RECs' continued funding hinges on 'positive' biennial reviews


Some HITECH Regional Extension Centers (RECs) could lose their funding or be absorbed by neighboring centers if they fail to pass federal evaluations in January and do not comply with corrective actions within 60 days thereafter.

Cycle 1 RECs — some 32 centers that initiated their programs via HITECH grants on Feb. 2, 2010 — were required to submit operational data to the Office of the National Coordinator (ONC) by Dec. 31, 2011 for review by HHS-appointed evaluation panels. The evaluations will be completed at the end of this month. RECs that don't receive positive marks will have a chance to make improvements, but failing that, the ONC said they would be defunded.

RECs, tasked with helping priority primary care providers (PPCPs) within defined geographic service areas successfully implement and meaningfully use certified EHR technology, were budgeted for four years of federal funding under HITECH. The Cycle 1 RECs are now at the midpoint of the grant program and subject to the biennial reviews. Programs that receive an overall positive review — either through initial review or by achieving the objectives of a corrective plan — will be allowed to access funding for years 3 and 4.

Mat Kendall, who oversees the REC program at ONC, told PhysBizTech that the review panels would be looking at milestones. "We’ll be looking at how the RECs are doing in providing assistance with implementation support.

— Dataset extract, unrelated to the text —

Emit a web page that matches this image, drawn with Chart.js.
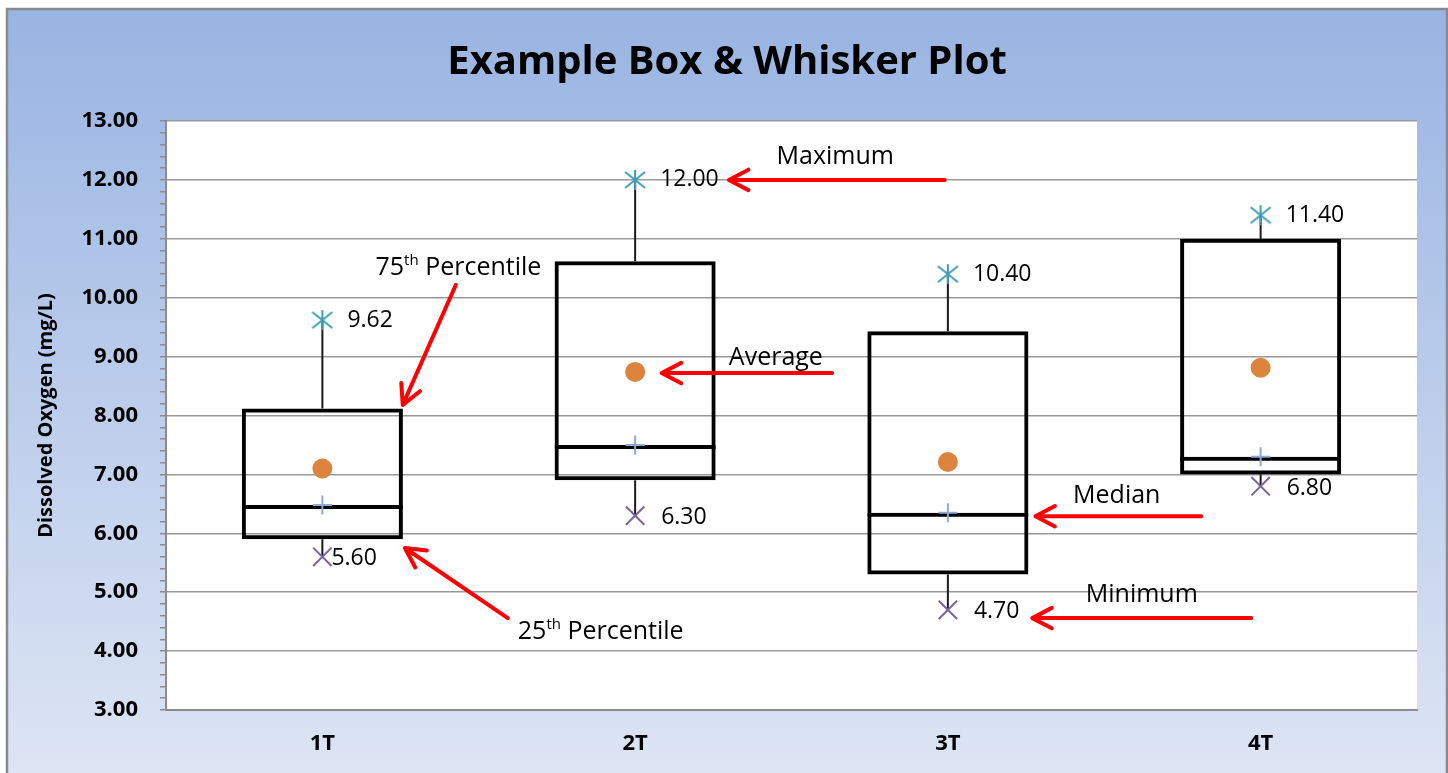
<!DOCTYPE html>
<html>
<head>
<meta charset="utf-8">
<title>Example Box &amp; Whisker Plot</title>
<script src="https://cdn.jsdelivr.net/npm/chart.js@4.4.0/dist/chart.umd.min.js"></script>
<style>
	html, body { margin: 0; padding: 0; background: #fff; }
	canvas { display: block; }
</style>
</head>
<body>
<canvas id="boxChart" width="1448" height="773"></canvas>
<script>
'use strict'

// values
const categories = ['1T', '2T', '3T', '4T'];
const minimums = [5.60, 6.30, 4.70, 6.80];
const quartile1 = [5.90, 6.90, 5.30, 7.00];
const medians = [6.48, 7.50, 6.35, 7.30];
const quartile3 = [8.12, 10.62, 9.43, 11.00];
const maximums = [9.62, 12.00, 10.40, 11.40];
const averages = [7.10, 8.74, 7.21, 8.81];
const yRange = [3, 13];

const colors = {
	box: '#000000',
	whisker: '#1a1a1a',
	max: '#3E9DB5',
	min: '#7B62A0',
	median: '#8EA9D3',
	average: '#DC843E',
	grid: '#999999',
	axis: '#8c8c8c',
	arrow: '#FF0000',
	text: '#000000',
};

const isMajor = v => Math.abs(v - Math.round(v)) < 1e-6;

// Excel style asterisk marker (X with a vertical bar)
function asteriskMarker(size, color) {
	const c = document.createElement('canvas');
	c.width = size;
	c.height = size;
	const g = c.getContext('2d');
	const m = size / 2;
	const r = m - 1;
	g.strokeStyle = color;
	g.lineWidth = 2;
	g.beginPath();
	g.moveTo(m, m - r); g.lineTo(m, m + r);
	g.moveTo(m - r, m - r * 0.8); g.lineTo(m + r, m + r * 0.8);
	g.moveTo(m + r, m - r * 0.8); g.lineTo(m - r, m + r * 0.8);
	g.stroke();
	return c;
}

// blue gradient frame, white plot area and the chart title (centred on the frame)
const panel = {
	id: 'panel',
	beforeDraw(chart) {
		const { ctx, width, height, chartArea } = chart;
		ctx.save();
		ctx.fillStyle = '#fff';
		ctx.fillRect(0, 0, width, height);
		const g = ctx.createLinearGradient(0, 9, 0, height);
		g.addColorStop(0, '#99B4E2');
		g.addColorStop(1, '#DDE5F4');
		ctx.fillStyle = g;
		ctx.fillRect(7, 9, 1440, height);
		ctx.strokeStyle = '#8a8a8a';
		ctx.lineWidth = 2.5;
		ctx.strokeRect(7, 9, 1440, height + 10);
		ctx.fillStyle = '#fff';
		ctx.fillRect(chartArea.left, chartArea.top, chartArea.width, chartArea.height);
		ctx.restore();
	},
	afterDraw(chart, args, opts) {
		const ctx = chart.ctx;
		ctx.save();
		ctx.font = opts.titleFont;
		ctx.fillStyle = colors.text;
		ctx.textAlign = 'center';
		ctx.textBaseline = 'middle';
		ctx.fillText(opts.title, 727, 63);
		ctx.restore();
	},
};

const valueLabels = {
	id: 'valueLabels',
	afterDatasetsDraw(chart, args, opts) {
		const ctx = chart.ctx;
		ctx.save();
		ctx.font = opts.font;
		ctx.fillStyle = opts.color;
		ctx.textBaseline = 'middle';
		ctx.textAlign = 'left';
		opts.targets.forEach(t => {
			const meta = chart.getDatasetMeta(t.dataset);
			meta.data.forEach((pt, i) => {
				const v = chart.data.datasets[t.dataset].data[i];
				const dx = Array.isArray(t.dx) ? t.dx[i] : t.dx;
				ctx.fillText(v.toFixed(2), pt.x + dx, pt.y + (t.dy || 0));
			});
		});
		ctx.restore();
	},
};

// red call-outs, positioned in data units (category index, mg/L)
const callouts = {
	id: 'callouts',
	afterDraw(chart, args, opts) {
		const { ctx, scales: { x, y } } = chart;
		const px = p => [x.getPixelForValue(p[0]), y.getPixelForValue(p[1])];
		ctx.save();
		opts.notes.forEach(n => {
			const [x0, y0] = px(n.from);
			const [x1, y1] = px(n.to);
			ctx.strokeStyle = colors.arrow;
			ctx.lineWidth = 4;
			ctx.lineCap = 'round';
			ctx.lineJoin = 'round';
			ctx.beginPath();
			ctx.moveTo(x0, y0);
			ctx.lineTo(x1, y1);
			const a = Math.atan2(y0 - y1, x0 - x1);
			const len = 22, spread = Math.PI / 6.5;
			ctx.moveTo(x1 + len * Math.cos(a - spread), y1 + len * Math.sin(a - spread));
			ctx.lineTo(x1, y1);
			ctx.lineTo(x1 + len * Math.cos(a + spread), y1 + len * Math.sin(a + spread));
			ctx.stroke();

			const [tx, ty] = px(n.at);
			ctx.fillStyle = colors.text;
			ctx.textBaseline = 'middle';
			ctx.textAlign = 'left';
			const main = opts.font, small = opts.supFont;
			ctx.font = main;
			const w1 = ctx.measureText(n.text).width;
			const w3 = n.rest ? ctx.measureText(n.rest).width : 0;
			ctx.font = small;
			const w2 = n.sup ? ctx.measureText(n.sup).width : 0;
			let cx = tx - (w1 + w2 + w3) / 2;
			ctx.font = main;
			ctx.fillText(n.text, cx, ty);
			cx += w1;
			if (n.sup) {
				ctx.font = small;
				ctx.fillText(n.sup, cx, ty - 8);
				cx += w2;
				ctx.font = main;
				ctx.fillText(n.rest, cx, ty);
			}
		});
		ctx.restore();
	},
};

const barDefaults = {
	type: 'bar',
	backgroundColor: 'rgba(0,0,0,0)',
	borderColor: colors.box,
	borderSkipped: false,
	grouped: false,
	categoryPercentage: 1,
	barPercentage: 0.515,
	inflateAmount: 0,
	order: 4,
};

const whiskerDefaults = {
	type: 'bar',
	backgroundColor: colors.whisker,
	borderWidth: 0,
	grouped: false,
	barThickness: 2,
	inflateAmount: 0,
	order: 5,
};

const pointDefaults = {
	type: 'line',
	showLine: false,
	pointBorderWidth: 2,
};

new Chart(document.getElementById('boxChart'), {
	type: 'bar',
	data: {
		labels: categories,
		datasets: [
			{ ...whiskerDefaults, label: 'Upper whisker', data: categories.map((c, i) => [quartile3[i], maximums[i]]) },
			{ ...whiskerDefaults, label: 'Lower whisker', data: categories.map((c, i) => [minimums[i], quartile1[i]]) },
			// box from Q1 to Q3
			{ ...barDefaults, label: 'Box', data: categories.map((c, i) => [quartile1[i], quartile3[i]]),
				borderWidth: 4 },
			// median bar: only its top edge is drawn, that is the median line
			{ ...barDefaults, label: 'Median line', data: categories.map((c, i) => [quartile1[i], medians[i]]),
				borderWidth: { top: 4, bottom: 0, left: 0, right: 0 } },
			{ ...pointDefaults, label: 'Median', data: medians, pointStyle: 'cross', pointRadius: 9.5,
				pointBorderColor: colors.median, order: 3 },
			{ ...pointDefaults, label: 'Maximum', data: maximums, pointStyle: asteriskMarker(22, colors.max),
				pointRadius: 11, order: 2 },
			{ ...pointDefaults, label: 'Minimum', data: minimums, pointStyle: 'crossRot', pointRadius: 13,
				pointBorderColor: colors.min, order: 2 },
			{ ...pointDefaults, label: 'Average', data: averages, pointStyle: 'circle', pointRadius: 10,
				pointBorderWidth: 0, pointBackgroundColor: colors.average, pointBorderColor: colors.average, order: 1 },
		],
	},
	options: {
		responsive: false,
		animation: false,
		events: [],
		layout: { padding: { left: 0, right: 31, top: 121, bottom: 0 } },
		plugins: {
			legend: { display: false },
			tooltip: { enabled: false },
			title: { display: false },
			panel: {
				title: 'Example Box & Whisker Plot',
				titleFont: 'bold 40px "Open Sans"',
			},
			valueLabels: {
				font: '23px "Open Sans"',
				color: colors.text,
				targets: [
					{ dataset: 5, dx: 25 },
					{ dataset: 6, dx: [9, 26, 26, 26], dy: 2 },
				],
			},
			callouts: {
				font: '25px "Open Sans"',
				supFont: '15px "Open Sans"',
				notes: [
					{ text: 'Maximum', at: [1.64, 12.39], from: [1.99, 12.0], to: [1.30, 12.0] },
					{ text: 'Average', at: [1.45, 8.98], from: [1.63, 8.72], to: [1.085, 8.72] },
					{ text: 'Median', at: [2.54, 6.63], from: [2.81, 6.29], to: [2.28, 6.29] },
					{ text: 'Minimum', at: [2.62, 4.95], from: [2.97, 4.56], to: [2.27, 4.56] },
					{ text: '75', sup: 'th', rest: ' Percentile', at: [0.435, 10.50], from: [0.427, 10.22], to: [0.257, 8.18] },
					{ text: '25', sup: 'th', rest: ' Percentile', at: [0.89, 4.32], from: [0.593, 4.56], to: [0.264, 5.75] },
				],
			},
		},
		scales: {
			x: {
				grid: { display: false, drawTicks: false },
				border: { color: colors.axis, width: 2 },
				ticks: {
					color: colors.text,
					padding: 21,
					font: { family: 'Open Sans', weight: 'bold', size: 22 },
				},
				afterFit: s => { s.height = 63; },
			},
			y: {
				min: yRange[0],
				max: yRange[1],
				ticks: {
					stepSize: 0.2,
					autoSkip: false,
					padding: 22,
					color: colors.text,
					font: { family: 'Open Sans', weight: 'bold', size: 22 },
					callback: v => isMajor(v) ? v.toFixed(2) : '',
				},
				grid: {
					color: c => isMajor(c.tick.value) ? colors.grid : 'rgba(0,0,0,0)',
					tickColor: colors.axis,
					tickLength: 6,
					lineWidth: 1.5,
				},
				border: { color: colors.axis, width: 2 },
				title: {
					display: true,
					text: 'Dissolved Oxygen (mg/L)',
					color: colors.text,
					font: { family: 'Open Sans', weight: 'bold', size: 20 },
					padding: { top: 34, bottom: 0 },
				},
				afterFit: s => { s.width = 166; },
			},
		},
	},
	plugins: [panel, valueLabels, callouts],
});
</script>
</body>
</html>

We’ll be looking at things like whether they are getting broad support from industry and other key stakeholders, how they are disseminating information, how they are participating in exchange, and how they are utilizing federal and other agencies’ expertise in integrating health information.”

“Our goal here is to make sure we are getting the highest quality services out to the providers in the field, and that we’re making sure we’re helping as many people as possible get on EHR systems and get to meaningful use," Kendall said. "Because we recognize how difficult that is, we want to make sure the RECs are really progressing along that path.”

According to ONC, RECs have recruited more than 110,000 PPCPs into their programs, a figure 10 percent above the agency’s goal.

Nonetheless, Kendall acknowledged that RECs unable to pass the biennial evaluation and comply with corrective action would no longer be able to operate. “It certainly is a possibility,” he said. “That’s what Congress determined in the HITECH legislation. They said everybody must pass.”

When asked what would happen in the event that a REC lost its funding for years 3 and 4, Kendall replied that ONC would follow federal grant rules to address situations where a REC isn’t awarded year 3 and 4 funding. "One possible solution would be that a neighboring REC absorbs the clients; however, strategies need to be developed on a case-by-case basis to ensure the best outcome for the providers receiving support,” he said.

Cycle 2 RECs, which include academic medical centers associated with the program, will be evaluated in March. Cycle 3 RECs will be evaluated in August.